The setting reminds me of visits to tourist colonial villages, but for real with all the sensual details. It would be great to journey back in time to sample the food, including damper, treacle tart, mutton broth and saddle of beef, not to mention experiments of kangaroo meat, which the settlers decide tastes like 'a mouthful of rat.'
Tobias and Emma expected to live happily ever after, but it's never that straightforward in the colonies. Tobias is in a lot of hot water through no fault of his own, but just a lot of circumstantial evidence. Readers of the first book will remember that being a convict wasn't his fault either. Is he the unluckiest man in New South Wales? This time Tobias is heading straight for the noose unless something miraculous happens. An interesting question underlying the story is the extent to which a man's good behaviour and sound values may vouch for him when he needs them to.
The story doesn't turn a blind eye to the gruesome, seamy side of life. The town is reeling with the murder of two women, one young and one old, both strangled with their own hair. And corruption and negligence within the constabulary itself doesn't make things easy. Commander Morriset has his hands full being in charge of the rabble. Adding a bit of comic relief is Tam and his mate Jim, who has a knack of walking into scenes he wasn't supposed to see.

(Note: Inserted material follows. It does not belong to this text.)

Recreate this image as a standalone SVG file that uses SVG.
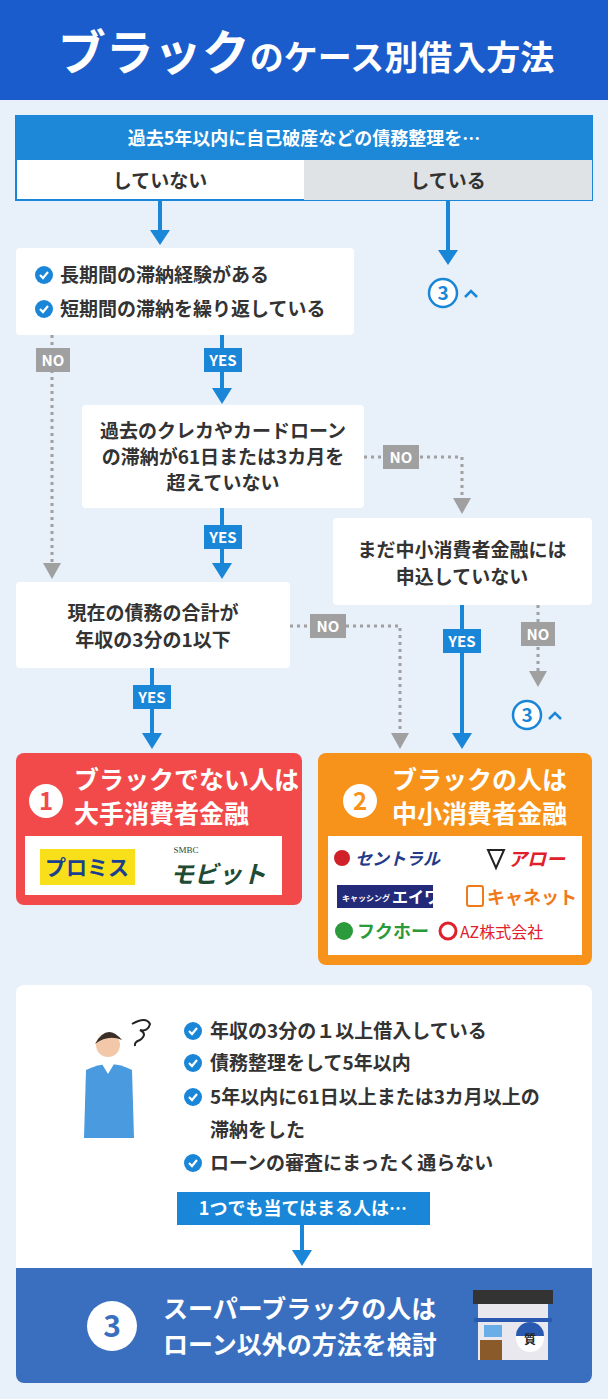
<svg xmlns="http://www.w3.org/2000/svg" width="608" height="1399" viewBox="0 0 608 1399">
<style>
text{font-family:"Noto Sans CJK JP","Noto Sans",sans-serif;font-weight:700}
.t{font-size:19px;fill:#333}
.w{fill:#fff}
.blue{stroke:#1a86d8;stroke-width:4;fill:none}
.dot{stroke:#a0a0a0;stroke-width:3;stroke-dasharray:3 4;fill:none}
.lb{font-size:15px;fill:#fff;text-anchor:middle}
</style>
<defs>
<g id="chk"><circle r="9" fill="#1a86d8"/><path d="M-4,0 L-1,3 L4,-3" stroke="#fff" stroke-width="2.2" fill="none"/></g>
</defs>
<rect width="608" height="1399" fill="#e8f0fa"/>
<g id="header"><rect width="608" height="100" fill="#1a5ccc"/>
<text x="306" y="70" text-anchor="middle" class="w" font-size="48">ブラック<tspan font-size="34">のケース別借入方法</tspan></text></g>
<g id="q1"><rect x="16" y="116" width="576" height="84" fill="#fff" stroke="#1a86d8" stroke-width="2"/>
<rect x="16" y="116" width="576" height="44" fill="#1e88d8"/>
<rect x="304" y="160" width="288" height="40" fill="#dfe3e6"/>
<text x="304" y="145" text-anchor="middle" class="w" font-size="18">過去5年以内に自己破産などの債務整理を…</text>
<text x="160" y="188" text-anchor="middle" class="t" font-size="18">していない</text>
<text x="448" y="188" text-anchor="middle" class="t" font-size="18">している</text></g>
<g id="boxA"><rect x="16" y="248" width="338" height="87" rx="4" fill="#fff"/>
<use href="#chk" x="44" y="275"/><text x="60" y="282" class="t">長期間の滞納経験がある</text>
<use href="#chk" x="44" y="309"/><text x="60" y="316" class="t">短期間の滞納を繰り返している</text></g>
<g id="boxB"><rect x="82" y="405" width="282" height="103" rx="4" fill="#fff"/>
<text x="223" y="438" text-anchor="middle" class="t">過去のクレカやカードローン</text>
<text x="223" y="464" text-anchor="middle" class="t">の滞納が61日または3カ月を</text>
<text x="223" y="490" text-anchor="middle" class="t">超えていない</text></g>
<g id="boxC"><rect x="333" y="518" width="259" height="87" rx="4" fill="#fff"/>
<text x="462" y="557" text-anchor="middle" class="t">まだ中小消費者金融には</text>
<text x="462" y="584" text-anchor="middle" class="t">申込していない</text></g>
<g id="boxD"><rect x="16" y="582" width="274" height="86" rx="4" fill="#fff"/>
<text x="153" y="620" text-anchor="middle" class="t">現在の債務の合計が</text>
<text x="153" y="647" text-anchor="middle" class="t">年収の3分の1以下</text></g>
<g id="res1"><rect x="16" y="753" width="286" height="152" rx="8" fill="#f24a4a"/>
<circle cx="46" cy="801" r="17" fill="#fff"/><text x="46" y="810" text-anchor="middle" font-size="24" fill="#f24a4a">1</text>
<text x="74" y="789" class="w" font-size="25">ブラックでない人は</text>
<text x="74" y="823" class="w" font-size="25">大手消費者金融</text>
<rect x="25" y="836" width="257" height="59" fill="#fff"/>
<rect x="40" y="849" width="95" height="36" fill="#f7e01a"/>
<text x="87" y="875" text-anchor="middle" font-size="21" fill="#1a3f8f">プロミス</text>
<text x="186" y="853" text-anchor="middle" font-size="9" fill="#1f4a33" style="font-family:'Liberation Serif',serif;font-weight:400">SMBC</text>
<text x="218" y="883" text-anchor="middle" font-size="24" fill="#1f4a33" font-style="italic">モビット</text></g>
<g id="res2"><rect x="318" y="753" width="274" height="212" rx="8" fill="#f7931a"/>
<circle cx="360" cy="801" r="17" fill="#fff"/><text x="360" y="810" text-anchor="middle" font-size="24" fill="#f7931a">2</text>
<text x="392" y="789" class="w" font-size="25">ブラックの人は</text>
<text x="392" y="823" class="w" font-size="25">中小消費者金融</text>
<rect x="328" y="836" width="254" height="119" fill="#fff"/>
<circle cx="342" cy="858" r="8" fill="#d0202a"/>
<text x="355" y="865" font-size="17" fill="#233a8a" font-style="italic">セントラル</text>
<path d="M488,850 h16 l-8,18z" fill="none" stroke="#222" stroke-width="2"/>
<text x="508" y="866" font-size="19" fill="#e0202a" font-style="italic">アロー</text>
<rect x="337" y="885" width="96" height="23" fill="#232a7a"/>
<text x="342" y="901" font-size="8" class="w">キャッシング</text><text x="392" y="903" font-size="16" class="w">エイワ</text>
<rect x="467" y="886" width="16" height="20" rx="2" fill="none" stroke="#f07a1a" stroke-width="2"/>
<text x="487" y="904" font-size="18" fill="#f07a1a">キャネット</text>
<circle cx="344" cy="931" r="9" fill="#2a9a3a"/>
<text x="357" y="938" font-size="18" fill="#2a9a3a">フクホー</text>
<circle cx="448" cy="931" r="8" fill="none" stroke="#e0202a" stroke-width="3"/>
<text x="460" y="938" font-size="16" fill="#e0202a" style="font-family:'Noto Sans CJK JP',serif;font-weight:400">AZ株式会社</text></g>
<g id="bottom"><rect x="16" y="985" width="576" height="398" rx="8" fill="#fff"/>
<g id="person"><circle cx="108" cy="1045" r="12" fill="#f2c8a8"/><path d="M95,1044 q12,-22 27,-4 q-14,-6 -27,4z" fill="#3a2e28"/>
<path d="M86,1070 q24,-12 46,0 l2,68 h-50z" fill="#4a9ae0"/><path d="M102,1064 l6,10 l6,-10z" fill="#fff"/>
<path d="M132,1024 q14,-8 18,0 q-2,8 -10,6 q8,4 0,10 q-6,2 -5,6" stroke="#222" stroke-width="2" fill="none"/></g>
<use href="#chk" x="193" y="1031"/><text x="210" y="1038" class="t">年収の3分の１以上借入している</text>
<use href="#chk" x="193" y="1063"/><text x="210" y="1070" class="t">債務整理をして5年以内</text>
<use href="#chk" x="193" y="1097"/><text x="210" y="1104" class="t">5年以内に61日以上または3カ月以上の</text>
<text x="210" y="1137" class="t">滞納をした</text>
<use href="#chk" x="193" y="1163"/><text x="210" y="1170" class="t">ローンの審査にまったく通らない</text>
<rect x="177" y="1192" width="253" height="33" fill="#1a86d8"/>
<text x="303" y="1215" text-anchor="middle" class="w" font-size="18">1つでも当てはまる人は…</text>
<path d="M16,1268 H592 V1375 a8,8 0 0 1 -8,8 H24 a8,8 0 0 1 -8,-8z" fill="#3a6fbf"/>
<circle cx="112" cy="1326" r="25" fill="#fff"/><text x="112" y="1337" text-anchor="middle" font-size="30" fill="#3a6fbf">3</text>
<text x="163" y="1318" class="w" font-size="25">スーパーブラックの人は</text>
<text x="163" y="1354" class="w" font-size="25">ローン以外の方法を検討</text>
<g id="shop"><rect x="473" y="1290" width="80" height="14" fill="#333"/><rect x="478" y="1304" width="70" height="16" fill="#e8e8ee"/><rect x="474" y="1318" width="78" height="4" fill="#2a5ab0"/><rect x="478" y="1322" width="70" height="38" fill="#e8e8ee"/>
<rect x="484" y="1325" width="18" height="12" fill="#6aaee8"/><rect x="480" y="1340" width="22" height="20" fill="#8a5a2a"/>
<circle cx="530" cy="1338" r="14" fill="#fff"/><path d="M516,1336 a14,14 0 0 1 28,0z" fill="#2a5ab0"/><text x="530" y="1344" text-anchor="middle" font-size="12" fill="#222">質</text></g>
</g>
<g id="connectors">
<path d="M160,200 V232" class="blue"/><path d="M150,230 h20 l-10,15z" fill="#1a86d8"/>
<path d="M448,200 V252" class="blue"/><path d="M438,250 h20 l-10,15z" fill="#1a86d8"/>
<path d="M52,335 V565" class="dot"/><path d="M43,563 h18 l-9,16z" fill="#a0a0a0"/>
<path d="M222,335 V390" class="blue"/><path d="M212,388 h20 l-10,16z" fill="#1a86d8"/>
<path d="M364,457 H462 V500" class="dot"/><path d="M453,498 h18 l-9,16z" fill="#a0a0a0"/>
<path d="M222,508 V565" class="blue"/><path d="M212,563 h20 l-10,16z" fill="#1a86d8"/>
<path d="M152,668 V735" class="blue"/><path d="M142,733 h20 l-10,16z" fill="#1a86d8"/>
<path d="M290,626 H400 V735" class="dot"/><path d="M391,733 h18 l-9,16z" fill="#a0a0a0"/>
<path d="M462,605 V735" class="blue"/><path d="M452,733 h20 l-10,16z" fill="#1a86d8"/>
<path d="M538,605 V673" class="dot"/><path d="M529,671 h18 l-9,16z" fill="#a0a0a0"/>
<path d="M302,1225 V1252" class="blue"/><path d="M292,1250 h20 l-10,16z" fill="#1a86d8"/>
</g>
<g id="labels">
<rect x="36" y="348" width="34" height="24" fill="#a0a0a0"/><text x="53" y="366" class="lb">NO</text>
<rect x="204" y="348" width="38" height="24" fill="#1a86d8"/><text x="223" y="366" class="lb">YES</text>
<rect x="383" y="445" width="36" height="24" fill="#a0a0a0"/><text x="401" y="463" class="lb">NO</text>
<rect x="204" y="525" width="38" height="24" fill="#1a86d8"/><text x="223" y="543" class="lb">YES</text>
<rect x="310" y="614" width="36" height="24" fill="#a0a0a0"/><text x="328" y="632" class="lb">NO</text>
<rect x="521" y="622" width="34" height="24" fill="#a0a0a0"/><text x="538" y="640" class="lb">NO</text>
<rect x="443" y="629" width="38" height="24" fill="#1a86d8"/><text x="462" y="647" class="lb">YES</text>
<rect x="133" y="685" width="38" height="24" fill="#1a86d8"/><text x="152" y="703" class="lb">YES</text>
</g>
<g id="to3a"><circle cx="443" cy="293" r="14" fill="#fff" stroke="#1a86d8" stroke-width="2.5"/><text x="443" y="300" text-anchor="middle" font-size="19" fill="#1a86d8">3</text><path d="M465,297 l6,-6 l6,6" stroke="#1a86d8" stroke-width="2.5" fill="none"/></g>
<g id="to3b"><circle cx="527" cy="715" r="14" fill="#fff" stroke="#1a86d8" stroke-width="2.5"/><text x="527" y="722" text-anchor="middle" font-size="19" fill="#1a86d8">3</text><path d="M549,719 l6,-6 l6,6" stroke="#1a86d8" stroke-width="2.5" fill="none"/></g>
</svg>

If I have one gripe, it's that the presentation detracts from the story at times, with several typos (such as tying the not instead of tying the knot), dialogue not always easy enough to determine who's speaking, and sentences that could use a bit of tightening. When this occurs enough that I start to notice it, I feel obliged to mention it in a review. A more thorough proofread could have made a world of difference to the overall quality. However, on the whole it flows like a very enjoyable campfire yarn with all the colourful jargon of the times. And the descriptive writing so often puts us right in the picture.
Readers of romance may be assured it's alive and well in the new colony, despite harsh living conditions. Emma's sweet cousin Phoebe and her new husband Rory are expecting a baby, and Emma never gives up hope of a future with Tobias. 'As long as there was love to keep one another warm, a pail could always be found to catch the drips from a leaky roof.'
I wonder if there will be a third to make this a trilogy.
Thanks to the author for providing me with a review copy.